= Short task =
Restate the data word for word and leave the images out.

= Source material =
===
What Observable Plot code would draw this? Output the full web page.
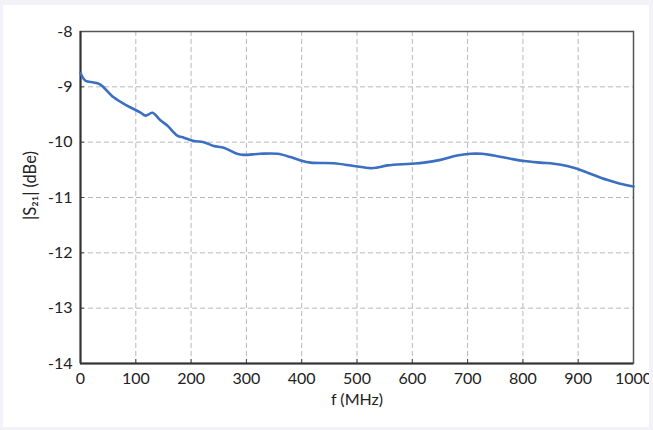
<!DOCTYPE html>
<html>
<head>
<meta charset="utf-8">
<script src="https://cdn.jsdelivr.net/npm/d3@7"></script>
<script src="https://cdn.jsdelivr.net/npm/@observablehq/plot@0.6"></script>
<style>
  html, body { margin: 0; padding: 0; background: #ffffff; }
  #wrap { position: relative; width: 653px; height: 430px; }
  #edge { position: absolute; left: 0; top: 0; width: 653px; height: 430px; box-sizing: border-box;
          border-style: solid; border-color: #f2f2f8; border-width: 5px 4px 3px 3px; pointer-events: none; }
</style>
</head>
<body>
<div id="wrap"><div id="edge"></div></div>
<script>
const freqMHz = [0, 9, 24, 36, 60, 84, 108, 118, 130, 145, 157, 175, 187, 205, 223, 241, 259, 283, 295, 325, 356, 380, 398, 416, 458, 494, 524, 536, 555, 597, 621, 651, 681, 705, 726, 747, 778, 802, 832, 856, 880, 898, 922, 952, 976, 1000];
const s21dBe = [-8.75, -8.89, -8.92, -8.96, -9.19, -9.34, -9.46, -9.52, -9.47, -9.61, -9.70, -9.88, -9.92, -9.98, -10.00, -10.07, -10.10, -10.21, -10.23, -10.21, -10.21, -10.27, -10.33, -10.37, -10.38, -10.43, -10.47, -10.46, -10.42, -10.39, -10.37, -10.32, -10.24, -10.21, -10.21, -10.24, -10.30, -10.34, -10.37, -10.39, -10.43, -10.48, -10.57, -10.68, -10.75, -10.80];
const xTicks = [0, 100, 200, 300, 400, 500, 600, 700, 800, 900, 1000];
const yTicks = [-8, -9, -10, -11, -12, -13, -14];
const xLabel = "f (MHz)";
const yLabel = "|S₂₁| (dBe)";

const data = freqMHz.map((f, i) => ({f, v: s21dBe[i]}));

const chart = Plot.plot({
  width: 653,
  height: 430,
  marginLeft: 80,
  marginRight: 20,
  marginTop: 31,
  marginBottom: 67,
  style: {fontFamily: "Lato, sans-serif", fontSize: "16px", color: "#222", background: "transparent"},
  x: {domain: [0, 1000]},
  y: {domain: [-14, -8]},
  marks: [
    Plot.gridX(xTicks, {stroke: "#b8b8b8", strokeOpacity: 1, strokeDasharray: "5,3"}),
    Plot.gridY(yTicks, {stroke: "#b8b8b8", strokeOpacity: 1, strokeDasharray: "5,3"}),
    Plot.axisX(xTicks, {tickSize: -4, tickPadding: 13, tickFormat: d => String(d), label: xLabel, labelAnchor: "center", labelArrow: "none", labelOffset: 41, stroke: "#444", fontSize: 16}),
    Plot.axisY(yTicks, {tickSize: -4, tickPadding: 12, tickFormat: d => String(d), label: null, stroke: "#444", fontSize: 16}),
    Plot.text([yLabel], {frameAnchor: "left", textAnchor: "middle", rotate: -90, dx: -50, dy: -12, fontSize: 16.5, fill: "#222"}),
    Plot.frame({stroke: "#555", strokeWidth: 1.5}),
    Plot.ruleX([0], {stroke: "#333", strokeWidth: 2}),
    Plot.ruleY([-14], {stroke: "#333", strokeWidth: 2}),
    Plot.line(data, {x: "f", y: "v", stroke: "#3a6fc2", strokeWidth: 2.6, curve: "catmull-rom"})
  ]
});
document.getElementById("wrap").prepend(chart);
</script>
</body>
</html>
===
= Finished answer =
What Observable Plot code would draw this? Output the full web page.
<!DOCTYPE html>
<html>
<head>
<meta charset="utf-8">
<script src="https://cdn.jsdelivr.net/npm/d3@7"></script>
<script src="https://cdn.jsdelivr.net/npm/@observablehq/plot@0.6"></script>
<style>
  html, body { margin: 0; padding: 0; background: #ffffff; }
  #wrap { position: relative; width: 653px; height: 430px; }
  #edge { position: absolute; left: 0; top: 0; width: 653px; height: 430px; box-sizing: border-box;
          border-style: solid; border-color: #f2f2f8; border-width: 5px 4px 3px 3px; pointer-events: none; }
</style>
</head>
<body>
<div id="wrap"><div id="edge"></div></div>
<script>
const freqMHz = [0, 9, 24, 36, 60, 84, 108, 118, 130, 145, 157, 175, 187, 205, 223, 241, 259, 283, 295, 325, 356, 380, 398, 416, 458, 494, 524, 536, 555, 597, 621, 651, 681, 705, 726, 747, 778, 802, 832, 856, 880, 898, 922, 952, 976, 1000];
const s21dBe = [-8.75, -8.89, -8.92, -8.96, -9.19, -9.34, -9.46, -9.52, -9.47, -9.61, -9.70, -9.88, -9.92, -9.98, -10.00, -10.07, -10.10, -10.21, -10.23, -10.21, -10.21, -10.27, -10.33, -10.37, -10.38, -10.43, -10.47, -10.46, -10.42, -10.39, -10.37, -10.32, -10.24, -10.21, -10.21, -10.24, -10.30, -10.34, -10.37, -10.39, -10.43, -10.48, -10.57, -10.68, -10.75, -10.80];
const xTicks = [0, 100, 200, 300, 400, 500, 600, 700, 800, 900, 1000];
const yTicks = [-8, -9, -10, -11, -12, -13, -14];
const xLabel = "f (MHz)";
const yLabel = "|S₂₁| (dBe)";

const data = freqMHz.map((f, i) => ({f, v: s21dBe[i]}));

const chart = Plot.plot({
  width: 653,
  height: 430,
  marginLeft: 80,
  marginRight: 20,
  marginTop: 31,
  marginBottom: 67,
  style: {fontFamily: "Lato, sans-serif", fontSize: "16px", color: "#222", background: "transparent"},
  x: {domain: [0, 1000]},
  y: {domain: [-14, -8]},
  marks: [
    Plot.gridX(xTicks, {stroke: "#b8b8b8", strokeOpacity: 1, strokeDasharray: "5,3"}),
    Plot.gridY(yTicks, {stroke: "#b8b8b8", strokeOpacity: 1, strokeDasharray: "5,3"}),
    Plot.axisX(xTicks, {tickSize: -4, tickPadding: 13, tickFormat: d => String(d), label: xLabel, labelAnchor: "center", labelArrow: "none", labelOffset: 41, stroke: "#444", fontSize: 16}),
    Plot.axisY(yTicks, {tickSize: -4, tickPadding: 12, tickFormat: d => String(d), label: null, stroke: "#444", fontSize: 16}),
    Plot.text([yLabel], {frameAnchor: "left", textAnchor: "middle", rotate: -90, dx: -50, dy: -12, fontSize: 16.5, fill: "#222"}),
    Plot.frame({stroke: "#555", strokeWidth: 1.5}),
    Plot.ruleX([0], {stroke: "#333", strokeWidth: 2}),
    Plot.ruleY([-14], {stroke: "#333", strokeWidth: 2}),
    Plot.line(data, {x: "f", y: "v", stroke: "#3a6fc2", strokeWidth: 2.6, curve: "catmull-rom"})
  ]
});
document.getElementById("wrap").prepend(chart);
</script>
</body>
</html>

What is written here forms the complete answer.